Coronavirus is a new era we have to adapt to, rather than a moment we can live through, is the implicit argument of the measures announced by Rishi Sunak today. A variety of old and new credit schemes for businesses have been unveiled, along with news that the furlough scheme will be replaced by a new programme that will mean pay cuts for many people and job losses for many more.
Under the plans, people working at least a third of their pre-Covid-19 hours will have their pay topped up to up to 77 per cent of their previous monthly wage, with the government covering up to a third of their salary for the hours not worked and businesses paying up to a third more. That means that even in the ideal scenario, workers in the hospitality industry are facing a 23 per cent pay cut – with some losing out on significantly more.
The picture is bleaker still for people employed in industries that cannot function in the era of social distancing. Workers in music, theatre, events and aviation, who are unlikely to get close to working 33 per cent of their pre-coronavirus hours, are facing redundancies and layoffs.

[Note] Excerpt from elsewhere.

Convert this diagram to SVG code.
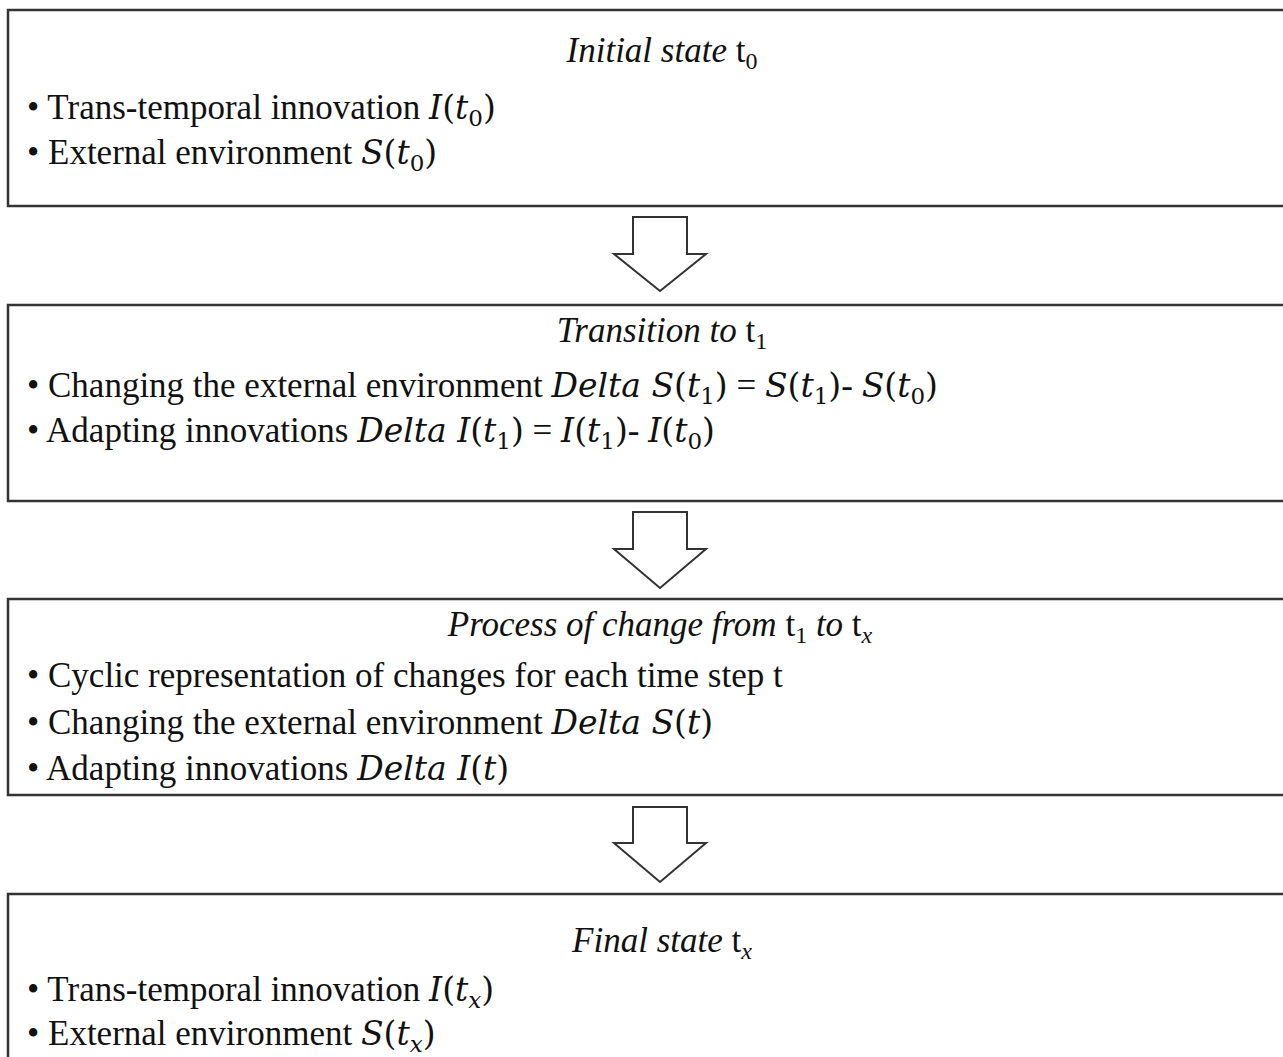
<svg xmlns="http://www.w3.org/2000/svg" width="1283" height="1057" viewBox="0 0 1283 1057">
<style>
.box{fill:#fff;stroke:#333;stroke-width:2.5}
.arr{fill:#fff;stroke:#333;stroke-width:2;stroke-linejoin:miter}
text{font-family:"Liberation Serif","Times New Roman",serif;font-size:35px;fill:#111}
.ttl{font-style:italic;text-anchor:middle}
.m{font-family:"DejaVu Serif","Liberation Serif",serif;font-size:33px;font-style:italic}
.p{font-family:"DejaVu Serif","Liberation Serif",serif;font-size:33px;font-style:normal}
.up{font-style:normal}
.sub{font-size:24px;font-style:normal}
.subi{font-size:24px;font-style:italic}
.ms{font-family:"DejaVu Serif","Liberation Serif",serif;font-size:23px;font-style:normal}
.msi{font-family:"DejaVu Serif","Liberation Serif",serif;font-size:23px;font-style:italic}
</style>
<rect width="1283" height="1057" fill="#fff"/>
<g id="node-initial">
<rect class="box" x="8" y="10" width="1290" height="196"/>
<text class="ttl" x="662" y="62">Initial state <tspan class="up">t</tspan><tspan class="sub" dy="7">0</tspan></text>
<text x="27" y="119">• Trans-temporal innovation <tspan class="m">I</tspan><tspan class="p">(</tspan><tspan class="m">t</tspan><tspan class="ms" dy="7">0</tspan><tspan class="p" dy="-7">)</tspan></text>
<text x="27" y="164">• External environment <tspan class="m">S</tspan><tspan class="p">(</tspan><tspan class="m">t</tspan><tspan class="ms" dy="7">0</tspan><tspan class="p" dy="-7">)</tspan></text>
</g>
<g id="node-transition">
<rect class="box" x="8" y="305" width="1290" height="196"/>
<text class="ttl" x="662" y="342">Transition to <tspan class="up">t</tspan><tspan class="sub" dy="7">1</tspan></text>
<text x="27" y="397">• Changing the external environment <tspan class="m">Delta S</tspan><tspan class="p">(</tspan><tspan class="m">t</tspan><tspan class="ms" dy="7">1</tspan><tspan class="p" dy="-7">)</tspan> = <tspan class="m">S</tspan><tspan class="p">(</tspan><tspan class="m">t</tspan><tspan class="ms" dy="7">1</tspan><tspan class="p" dy="-7">)</tspan>- <tspan class="m">S</tspan><tspan class="p">(</tspan><tspan class="m">t</tspan><tspan class="ms" dy="7">0</tspan><tspan class="p" dy="-7">)</tspan></text>
<text x="27" y="442">• Adapting innovations <tspan class="m">Delta I</tspan><tspan class="p">(</tspan><tspan class="m">t</tspan><tspan class="ms" dy="7">1</tspan><tspan class="p" dy="-7">)</tspan> = <tspan class="m">I</tspan><tspan class="p">(</tspan><tspan class="m">t</tspan><tspan class="ms" dy="7">1</tspan><tspan class="p" dy="-7">)</tspan>- <tspan class="m">I</tspan><tspan class="p">(</tspan><tspan class="m">t</tspan><tspan class="ms" dy="7">0</tspan><tspan class="p" dy="-7">)</tspan></text>
</g>
<g id="node-process">
<rect class="box" x="8" y="599" width="1290" height="196"/>
<text class="ttl" x="660" y="636">Process of change from <tspan class="up">t</tspan><tspan class="sub" dy="7">1</tspan><tspan dy="-7"> to </tspan><tspan class="up">t</tspan><tspan class="subi" dy="7">x</tspan></text>
<text x="27" y="687">• Cyclic representation of changes for each time step t</text>
<text x="27" y="734">• Changing the external environment <tspan class="m">Delta S</tspan><tspan class="p">(</tspan><tspan class="m">t</tspan><tspan class="p">)</tspan></text>
<text x="27" y="780">• Adapting innovations <tspan class="m">Delta I</tspan><tspan class="p">(</tspan><tspan class="m">t</tspan><tspan class="p">)</tspan></text>
</g>
<g id="node-final">
<rect class="box" x="8" y="894" width="1290" height="200"/>
<text class="ttl" x="662" y="952">Final state <tspan class="up">t</tspan><tspan class="subi" dy="7">x</tspan></text>
<text x="27" y="1001">• Trans-temporal innovation <tspan class="m">I</tspan><tspan class="p">(</tspan><tspan class="m">t</tspan><tspan class="msi" dy="7">x</tspan><tspan class="p" dy="-7">)</tspan></text>
<text x="27" y="1045">• External environment <tspan class="m">S</tspan><tspan class="p">(</tspan><tspan class="m">t</tspan><tspan class="msi" dy="7">x</tspan><tspan class="p" dy="-7">)</tspan></text>
</g>
<g id="connectors">
<polygon class="arr" points="633,217 687,217 687,254 706,254 660,291 614,254 633,254"/>
<polygon class="arr" points="633,512 687,512 687,549 706,549 660,588 614,549 633,549"/>
<polygon class="arr" points="633,807 687,807 687,843 706,843 660,882 614,843 633,843"/>
</g>
</svg>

As such, it may be that the story behind Sunak’s decision to delay the announcement of these measures until after the legal cut-off point for big businesses to consult over redundancies is not, as Labour wants to argue, because he has been “slow”, but because he wants to obscure that these measures are not going to prevent an autumn of significant job losses.
As I’ve written before, there is a good argument for saying that governments should – rather than focusing their efforts on attempting to preserve the pre-coronavirus world in aspic, or exhorting people to return to pre-pandemic modes of work and consumption – be looking to improve the performance of the lockdown economy and to facilitate, rather than hold back, the changes to the economy and to public life brought about by the coronavirus.

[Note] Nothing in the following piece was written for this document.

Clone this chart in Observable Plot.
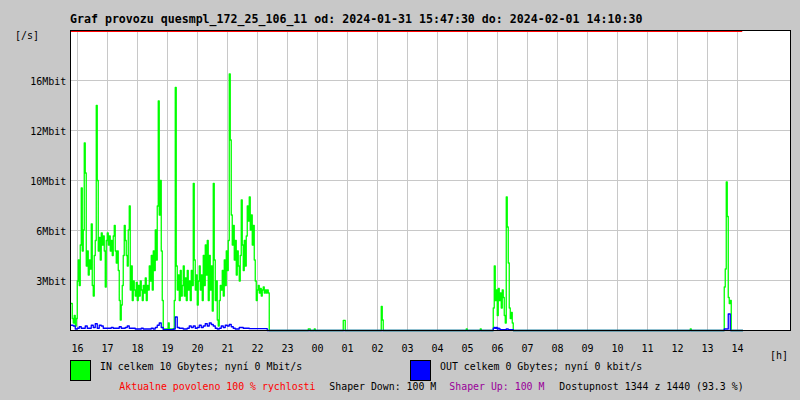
<!DOCTYPE html>
<html><head><meta charset="utf-8">
<script src="https://cdn.jsdelivr.net/npm/d3@7"></script>
<script src="https://cdn.jsdelivr.net/npm/@observablehq/plot@0.6"></script>
<style>
html,body{margin:0;padding:0;background:#c8c8c8;}
#wrap{position:relative;width:800px;height:400px;overflow:hidden;}
#wrap svg{position:absolute;left:0;top:0;}
</style></head><body><div id="wrap"></div>
<script>
// ---- texts ----
const titleText = "Graf provozu quesmpl_172_25_106_11 od: 2024-01-31 15:47:30 do: 2024-02-01 14:10:30";
const yUnitLabel = "[/s]";
const xUnitLabel = "[h]";
const inLegend = "IN celkem 10 Gbytes; nyní 0 Mbit/s";
const outLegend = "OUT celkem 0 Gbytes; nyní 0 kbit/s";
const footerTexts = ["Aktualne povoleno 100 % rychlosti", "Shaper Down: 100 M", "Shaper Up: 100 M", "Dostupnost 1344 z 1440 (93.3 %)"];

// ---- time window ----
const periodStart = "2024-01-31T15:47:30";
const periodEnd = "2024-02-01T14:10:30";
const windowEnd = "2024-02-01T15:47:30";
const yMax = 20;

// ---- ticks ----
const hourLabels = ["16","17","18","19","20","21","22","23","00","01","02","03","04","05","06","07","08","09","10","11","12","13","14"];
const yTickValues = [10/3, 20/3, 10, 40/3, 50/3];
const yTickLabels = ["3Mbit","6Mbit","10Mbit","12Mbit","16Mbit"];

// ---- IN traffic (Mbit/s), 2-minute samples ----
const inEveningStart = "2024-01-31T15:47:30";
const inEvening = [1.8,0.8,0.5,1.0,0.3,0.8,3.3,4.7,3.0,5.7,9.5,5.3,6.7,12.5,10.5,4.3,5.3,3.7,4.7,4.1,
  7.1,3.0,2.3,5.0,6.0,15.0,10.0,5.3,6.2,4.7,6.5,5.7,6.3,5.3,2.9,6.0,6.5,5.7,6.3,5.3,
  6.0,5.0,6.3,7.0,5.3,4.5,5.3,4.0,2.0,0.7,1.7,3.0,5.0,7.0,6.0,5.0,4.3,6.7,8.3,2.7,
  4.3,2.0,3.3,2.7,2.3,3.2,2.0,3.0,2.3,3.3,2.7,2.0,3.0,2.5,3.5,2.0,3.0,2.7,4.3,3.3,
  5.0,2.7,5.3,4.0,6.7,4.7,8.3,15.3,7.7,10.0,5.3,2.0,0.1,0.1,0.1,0.1,0.1,0.5,0.1,0.1,
  0.1,0.1,0.1,2.0,16.2,4.3,2.7,3.7,2.0,4.0,2.3,3.0,4.3,2.3,3.5,2.0,4.0,2.7,3.3,2.0,
  4.0,3.0,9.8,4.7,2.7,3.7,1.7,3.3,4.3,2.7,3.7,2.0,5.0,3.0,5.7,3.7,6.0,2.0,5.0,2.7,
  4.3,1.3,9.8,4.7,2.0,3.3,0.7,0.3,2.0,3.0,2.7,4.0,2.3,4.7,3.0,5.3,4.0,6.0,17.1,12.7,
  7.7,5.7,7.0,4.7,6.0,3.7,5.3,4.3,3.3,5.0,8.7,5.7,4.0,6.0,4.3,6.3,8.3,7.3,8.9,6.7,
  7.7,5.7,7.0,4.7,3.3,2.0,2.7,3.0,2.5,2.8,2.3,2.7,2.9,2.5,2.7,2.5,2.7,2.5,0];
const inMorningStart = "2024-02-01T05:51:30";
const inMorning = [1.5,4.3,2.0,2.7,1.0,2.8,2.0,2.5,1.5,2.7,2.2,1.0,0.5,8.9,6.9,4.5,1.5,0.8,1.2,0.5,0];
const inAfternoonStart = "2024-02-01T13:33:30";
const inAfternoon = [2.9,4.1,9.9,7.6,2.2,1.8,2.0,0];
const inBlipTimes = ["2024-01-31T23:41:30","2024-01-31T23:43:30","2024-01-31T23:53:30","2024-02-01T00:51:30","2024-02-01T00:53:30","2024-02-01T02:07:30","2024-02-01T02:09:30","2024-02-01T04:57:30","2024-02-01T05:25:30","2024-02-01T12:25:30"];
const inBlipValues = [0.1,0.1,0.1,0.67,0.67,1.6,0.7,0.1,0.1,0.1];

// ---- OUT traffic (Mbit/s) ----
const outEveningStart = "2024-01-31T15:47:30"; // 4-minute samples
const outEvening = [0.35,0.3,0.1,0.15,0.25,0.15,0.15,0.3,0.15,0.15,0.35,0.2,0.45,0.15,0.35,0.3,0.15,0.15,0.15,0.15,
  0.2,0.15,0.15,0.15,0.25,0.15,0.15,0.2,0.3,0.15,0.15,0.15,0.1,0.1,0.1,0.15,0.1,0.1,0.1,0.1,
  0.15,0.1,0.2,0.35,0.5,0.2,0.05,0.05,0.05,0.05,0.05,0.1,0.9,0.2,0.15,0.15,0.1,0.1,0.15,0.3,
  0.2,0.3,0.15,0.2,0.35,0.2,0.3,0.45,0.3,0.5,0.4,0.3,0.15,0.1,0.15,0.3,0.2,0.35,0.3,0.4,
  0.25,0.15,0.1,0.1,0.2,0.2,0.15,0.15,0.15,0.12,0.12,0.12,0.12,0.12,0.12,0.12,0.12,0.12,0];
const outMorningStart = "2024-02-01T05:51:30"; // 2-minute samples
const outMorning = [0.15,0.2,0.15,0.2,0.1,0.15,0.1,0.05,0.05,0.05,0.05,0.05,0.05,0.1,0.1,0.05,0.05,0.05,0.05,0.05,0];
const outAfternoonStart = "2024-02-01T13:33:30"; // 2-minute samples
const outAfternoon = [0.1,0.1,0.1,0.1,1.1,1.1,0];

// ---- build step series ----
const MIN = 60000;
function block(startIso, stepMin, values) {
  const t0 = new Date(startIso).getTime();
  return values.map((v, i) => ({t: t0 + i * stepMin * MIN, v, step: stepMin}));
}
function toLine(samples, series) {
  samples.sort((a, b) => a.t - b.t);
  const pts = [];
  samples.forEach((s, i) => {
    pts.push({t: new Date(s.t), v: s.v, series});
    const end = s.t + s.step * MIN;
    const next = samples[i + 1];
    if (!next || next.t > end) pts.push({t: new Date(end), v: 0, series});
  });
  pts.push({t: new Date(periodEnd), v: 0, series});
  return pts;
}
const inSamples = [
  ...block(inEveningStart, 2, inEvening),
  ...block(inMorningStart, 2, inMorning),
  ...block(inAfternoonStart, 2, inAfternoon),
  ...inBlipTimes.map((t, i) => ({t: new Date(t).getTime(), v: inBlipValues[i], step: 2}))
];
const outSamples = [
  ...block(outEveningStart, 4, outEvening),
  ...block(outMorningStart, 2, outMorning),
  ...block(outAfternoonStart, 2, outAfternoon)
];
const inLine = toLine(inSamples, "IN");
const outLine = toLine(outSamples, "OUT");

const hourTicks = hourLabels.map(h => {
  const hh = +h;
  return new Date((hh >= 16 ? "2024-01-31T" : "2024-02-01T") + h + ":00:00");
});

const font = "DejaVu Sans Mono";
const chart = Plot.plot({
  width: 800,
  height: 400,
  marginLeft: 70.75,
  marginRight: 9.25,
  marginTop: 30,
  marginBottom: 70,
  style: {background: "#c8c8c8", fontFamily: font, fontSize: "10px", color: "black"},
  x: {type: "time", domain: [new Date(periodStart), new Date(windowEnd)], label: null},
  y: {domain: [0, yMax], label: null},
  marks: [
    Plot.frame({fill: "white", insetLeft: -0.75, insetRight: 0.75}),
    Plot.gridX(hourTicks, {stroke: "#c8c8c8", strokeOpacity: 1}),
    Plot.gridY(yTickValues, {stroke: "#c8c8c8", strokeOpacity: 1, insetLeft: -0.75, insetRight: 0.75}),
    Plot.line(inLine, {x: "t", y: "v", curve: "step-after", stroke: "#00ff00", strokeWidth: 1.3}),
    Plot.line(outLine, {x: "t", y: "v", curve: "step-after", stroke: "#0000ff", strokeWidth: 1.3}),
    Plot.ruleY([yMax], {x1: new Date(periodStart), x2: new Date(periodEnd), stroke: "red", dy: 1}),
    Plot.frame({stroke: "black", insetLeft: -0.75, insetRight: 0.75}),
    Plot.axisY({ticks: yTickValues, tickFormat: d => yTickLabels[yTickValues.findIndex(v => Math.abs(v - d) < 1e-6)], tickSize: 0, tickPadding: 5, dy: 1.5, label: null}),
    Plot.axisX({ticks: hourTicks, tickFormat: d => hourLabels[hourTicks.findIndex(v => +v === +d)], tickSize: 0, tickPadding: 14, label: null})
  ]
});
document.getElementById("wrap").appendChild(chart);

// ---- title, unit labels and legend ----
const ov = d3.select("#wrap").append("svg")
  .attr("width", 800).attr("height", 400)
  .style("font-family", font);
ov.append("text").attr("x", 70).attr("y", 23).attr("font-weight", "bold").attr("font-size", "11.6px").text(titleText);
ov.append("text").attr("x", 15).attr("y", 39).attr("font-size", "10px").text(yUnitLabel);
ov.append("text").attr("x", 770).attr("y", 359).attr("font-size", "10px").text(xUnitLabel);
ov.append("rect").attr("x", 70.5).attr("y", 360.5).attr("width", 20).attr("height", 20).attr("fill", "#00ff00").attr("stroke", "black");
ov.append("text").attr("x", 100).attr("y", 370).attr("font-size", "9.9px").text(inLegend);
ov.append("rect").attr("x", 410.5).attr("y", 360.5).attr("width", 20).attr("height", 20).attr("fill", "#0000ff").attr("stroke", "black");
ov.append("text").attr("x", 440).attr("y", 370).attr("font-size", "9.9px").text(outLegend);
const footerX = [119.3, 329.3, 449.3, 559.3];
const footerColors = ["#ff0000", "black", "#990099", "black"];
footerTexts.forEach((t, i) => {
  ov.append("text").attr("x", footerX[i]).attr("y", 390).attr("font-size", "9.9px").attr("fill", footerColors[i]).text(t);
});
</script></body></html>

The downside to that approach is that it will result in a large and painful economic disruption – one that you can really only fix by increasing the generosity and scope of Universal Credit (UC), which Sunak has opted not to do. The ban on rental evictions in England and Wales that was introduced at the start of the crisis has ended, and the small increase in UC’s generosity is set to come to an abrupt end in April. British workers face an unlovely cocktail of policy: on the one hand, they are going to lose jobs and pay, while being left to the mercies of a creaking and patchy safety net.
The underlying cause of the problem is that the Conservative government as a whole can’t decide if it wants to live through, or live with the novel coronavirus. As a result, Sunak has handed out the best part of £2bn to theatres and arts institutions whose workers are at risk of being laid off, the government has exhorted people to return to offices to support jobs that will be curtailed or outright lost. Plus, having spent £500m in August to encourage people to return to restaurants and city centres, the industries that support them – theatres, concert venues and the like – are now being given a package of support that is predicated on the idea they are, at least in the short-term, a casualty of the pandemic.
That confusion at the heart of government means that the government is spending money putting businesses in cryogenic suspension one month and then turning off the life support the next, and will make the autumn much more painful for the British people than it needs to be. It may well be politically painful for Sunak, too.